Issued on • Modified
French press review 16 March 2018
More on the reform of the French rail sector. The race to be the next boss of the French Socialist Party is now a two-horse affair. Yet another French army officer publishes a book with his version of the truth about the involvement of Paris in the 1994 genocide in Rwanda.
Le Figaro turns the spotlight on government efforts to reform the French rail sector.
The right-wing daily's editorial is headlined "The proper use of public money," and the article warns that the paying passengers may find themselves victimised by the selfish rail unions over the coming weeks. The unions' only interest is to defend the outdated status of their members. To further this aim, they are happy to take ordinary travellers hostage.
That's just the first paragraph. Then Le Figaro warms to its task. Nothing has changed in the past hundred years . . . steam trains have been replaced by a modern, digitally controlled fleet of machines, but the special status of rail workers remains untouched. And, wails Le Figaro, that very status makes a huge contribution to the 30 percent gap between the business performance of the French national rail company and its potential competitors.
The only reason the wheels of the sector continue to turn is because the government is prepared to pour billions of euros of public money into an edifice based on attitudes inherited from a by-gone era.
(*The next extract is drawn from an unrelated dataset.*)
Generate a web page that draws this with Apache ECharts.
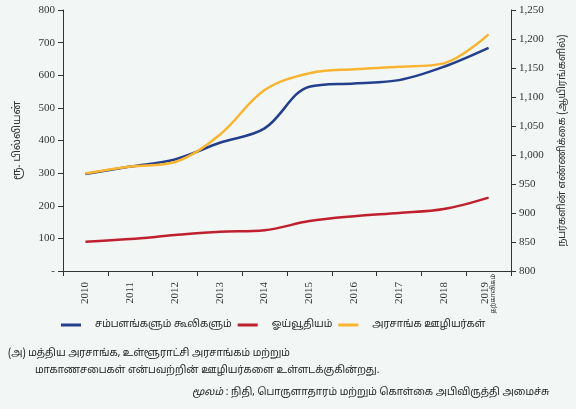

France, like every developed nation, has to pay to support its rail network. With that, Le Figaro has no dispute. But the current battle between the rail unions and the government is about wasting money to maintain an outdated employment structure.
And the winner is . . .
The race to be the next boss of the French Socialist Party is now a two-horse affair.
Last night, 45 percent of an estimated 35,000 party activists voted in favour of Olivier Faure and his program entitled "The road to rebirth".
Former minister and government spokesman, Stéphane Le Foll, came second and now faces a run-off vote, unless he decides to withdraw from the race in favour of Olivier Faure. Le Foll is to make a statement later this morning.
The two other candidates, representing the extreme left of the party and a centrist rainbow platform, were both eliminated.
At the last socialist congress, in 2015, there were 70,000 voters.
The end of the silence on France in Rwanda
Today sees the publication of yet another book by a French army officer on the extent to which Paris was involved in supporting a muderous Hutu regime in Rwanda at the time of the 1994 genocide.
According to Le Monde, the soldier, Guillaume Ancel, explains that the official version of a French humanitarian involvement simply does not stand up, and that the government of then president François Mitterrand was slow to distance itself from the regime which organised the masscare of 800,000 people in the space of three months.
Cantat and the case of perpetual punishment
Libération gives the front page to what the left-leaning newspaper calls "The Cantat Case".
Bertrand Cantat is the French rock singer who killed his girlfriend Marie Trintignant in a domestic dispute in 2004. He was sentenced to eight years in prison and has been free since 2011. But he has not been free to start working again as a solo musician.
He's back in the news because several summer music festivals at which he was scheduled to perform have been forced to take his name off the menu. The pressure has come from feminist groups and the family of the victim, Marie Trintignant. Cantat himself has now decided to withdraw from all events at which he was scheduled to appear this summer, but has insisted on his right to an eventual professional re-integration.
Libé offers the full range of opinion, from those who feel Cantat should simply give up all thought of ever returning to the stage, to those who feel he has served his time and is therefore free to do whatever he likes. With a detour among those who feel that the judges in the case, which was tried in Lithuania, where the tragic violence took place, let him off too easily and should thus be used as an opportunity to review European legal standards.